I pull my knife from my bag, unsheathe the blade, and set it on the spotless white countertop. Her eyebrows raise and she gasps with an appreciation for my chef shiv.

I have wrestled her fears into submission.  I’m in charge now.  I am her servant, but the power belongs to me.

I know EXACTLY what I’m doing.

She submits gleefully, her shoulders and face visibly softening.  We both know this is what she wanted when she hired a chef, but I’ve been vetted only by a functioning website with glossy pictures and 5-star Yelp reviews.

This is the hardest 10 minutes of the 25 hours I’ll work on a party this size.  Food is easy.  People are challenging.

“Excellent!” she chirps, “I’m going to go get ready,” and off she bounces into wings of the house the staff never sees.

Triumphant over my new domain I redecorate the room with my gear.

Foil pans holding succulent beef and skewered chicken are popped into the fridge, parcels of pastry folded around caramelized vegetables and rich cheeses are set in the freezer, quart containers with purees, reductions, and aioli line up along the counter, squirt bottles of drizzly sauces are set next to white serving platters, a bouquet of herbs next to them.  I have spent quality time with each ingredient, much more time than I will with any human for this party.  These pieces and parts of the meal are extensions of myself and I feel heartened to reunite with them.  They keep me sane, these morsels of food.  They know more about me than anyone does. They have heard me smack my lips and cheer when we’ve worked flawlessly together and scream when I’ve misused, mistreated, and misunderstood them.  I am comfortable around food in a way I find challenging to be around most humans.

But here’s the thing:  that night, the beautiful hostess whose domain I was so focused on dominating?  She disappeared. Once she felt secure in my ability, she paid no attention to me at all.  It was an Indian-themed birthday party with Bollywood Hip Hop blasting so loud that I thought my eardrums might explode.  Neither the hostess nor the guests cared about the food as much as the drink and by the end of it I was so tired I could barely stand. I started to honestly think, maybe I’m getting too old for this.

This past year has been eye-opening for me.  My 20-plus years’ experience cooking in people’s homes has resulted in a chef who knows what she’s doing.  I’ve realized that I can put my insecurities on the back burner and let people see why I love my job so much.  I can share with them who I really am.  And they respond so kindly.   Is it possible that human interaction is key to the enjoyment of my job?  If so, I’m screwed.  You can’t make people attend to your ego, no matter how sharp your knife is. 

I’m just about to turn the big 5-0 and I’ve been predictably assessing my life.  I love my husband (happy anniversary, honey!), my dog and cat, and our home.  I have wonderful friends who support my ups and downs.  And I have this passion that people keep paying me to share with them.  I might have a lot of moments where I feel I’m getting too old for this, but I don’t think I could survive without the battles.  I don’t take for granted that I’m the luckiest girl in the world.

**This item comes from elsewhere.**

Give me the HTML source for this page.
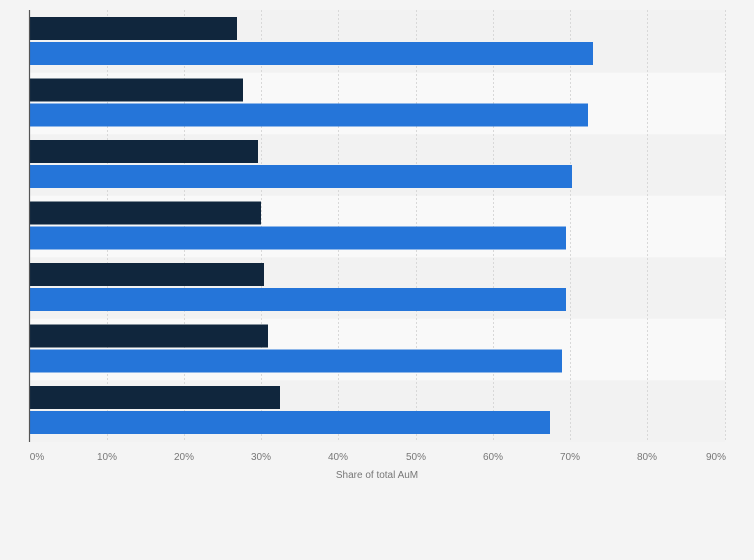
<!DOCTYPE html>
<html><head><style>
html,body{margin:0;padding:0;background:#f4f4f4;}
svg{display:block;font-family:"Liberation Sans",sans-serif;}
</style></head><body>
<svg width="754" height="560" xmlns="http://www.w3.org/2000/svg">
<rect width="754" height="560" fill="#f4f4f4"/>
<rect x="30" y="10" width="695" height="432" fill="#f2f2f2"/>
<rect x="30" y="72.7" width="695" height="61.5" fill="#f9f9f9"/>
<rect x="30" y="195.7" width="695" height="61.5" fill="#f9f9f9"/>
<rect x="30" y="318.7" width="695" height="61.5" fill="#f9f9f9"/>
<g stroke="#d8d8d8" stroke-dasharray="2,2" stroke-width="1">
<line x1="107.5" y1="10" x2="107.5" y2="442"/>
<line x1="184.5" y1="10" x2="184.5" y2="442"/>
<line x1="261.5" y1="10" x2="261.5" y2="442"/>
<line x1="338.5" y1="10" x2="338.5" y2="442"/>
<line x1="416.5" y1="10" x2="416.5" y2="442"/>
<line x1="493.5" y1="10" x2="493.5" y2="442"/>
<line x1="570.5" y1="10" x2="570.5" y2="442"/>
<line x1="647.5" y1="10" x2="647.5" y2="442"/>
<line x1="725.5" y1="10" x2="725.5" y2="442"/>
</g>
<g fill="#10263d">
<rect x="30" y="17" width="207" height="23"/>
<rect x="30" y="78.5" width="213" height="23"/>
<rect x="30" y="140" width="228" height="23"/>
<rect x="30" y="201.5" width="231" height="23"/>
<rect x="30" y="263" width="234" height="23"/>
<rect x="30" y="324.5" width="238" height="23"/>
<rect x="30" y="386" width="250" height="23"/>
</g>
<g fill="#2575d9">
<rect x="30" y="42" width="563" height="23"/>
<rect x="30" y="103.5" width="558" height="23"/>
<rect x="30" y="165" width="542" height="23"/>
<rect x="30" y="226.5" width="536" height="23"/>
<rect x="30" y="288" width="536" height="23"/>
<rect x="30" y="349.5" width="532" height="23"/>
<rect x="30" y="411" width="520" height="23"/>
</g>
<line x1="29.5" y1="10" x2="29.5" y2="442" stroke="#555" stroke-width="1.2"/>
<g font-size="10" fill="#777" text-anchor="middle">
<text x="37" y="460">0%</text>
<text x="107" y="460">10%</text>
<text x="184" y="460">20%</text>
<text x="261" y="460">30%</text>
<text x="338" y="460">40%</text>
<text x="416" y="460">50%</text>
<text x="493" y="460">60%</text>
<text x="570" y="460">70%</text>
<text x="647" y="460">80%</text>
<text x="716" y="460">90%</text>
<text x="377" y="478">Share of total AuM</text>
</g>
</svg>
</body></html>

Recently, I had three parties where I felt like the thrill of victory was inconsequential.  Then I was hired to cook for a family celebrating the mother’s birthday.  They were so wonderful and responsive that I felt my spark reignite.  Their main course was a miso-marinated salmon atop a leek puree.  This puree is so wonderful that you can pair it with almost anything… fish, veggies, or just alone on some crostini.  Please enjoy!

Leek and Tarragon Crostini

Leek and Tarragon Puree Crostini

(makes a heaping cup)


  • 4 tablespoons butter
  • 1 small shallot, chopped fine
  • 2 garlic cloves, sliced thickly
  • 2 leeks, white and light green parts cleaned well and chopped (doesn’t need to be a fine chop at all)
  • 1 teaspoon champagne vinegar
  • 1 tablespoon vermouth
  • ¾ cup cream
  • 1 tablespoon fresh tarragon, chopped
  • ½ teaspoon white pepper
  • Salt to taste
  1. Heat the butter in a saucepan.  When the bubbles have subsided, add the shallot and saute for 3 minutes on medium heat.  Add the garlic and saute for 1 minute.  Add the leeks and a dash of salt and saute uncovered for 15 minutes on a low heat.
  2. Deglaze with the vinegar and the vermouth, scraping up any leek bits that have stuck to the pan.  Add the cream and simmer until the sauce thickens, about 2 minutes.
  3. Stir in the tarragon, white pepper and salt to taste.

Can be served as is, or pureed finer with an immersion blender or food processor.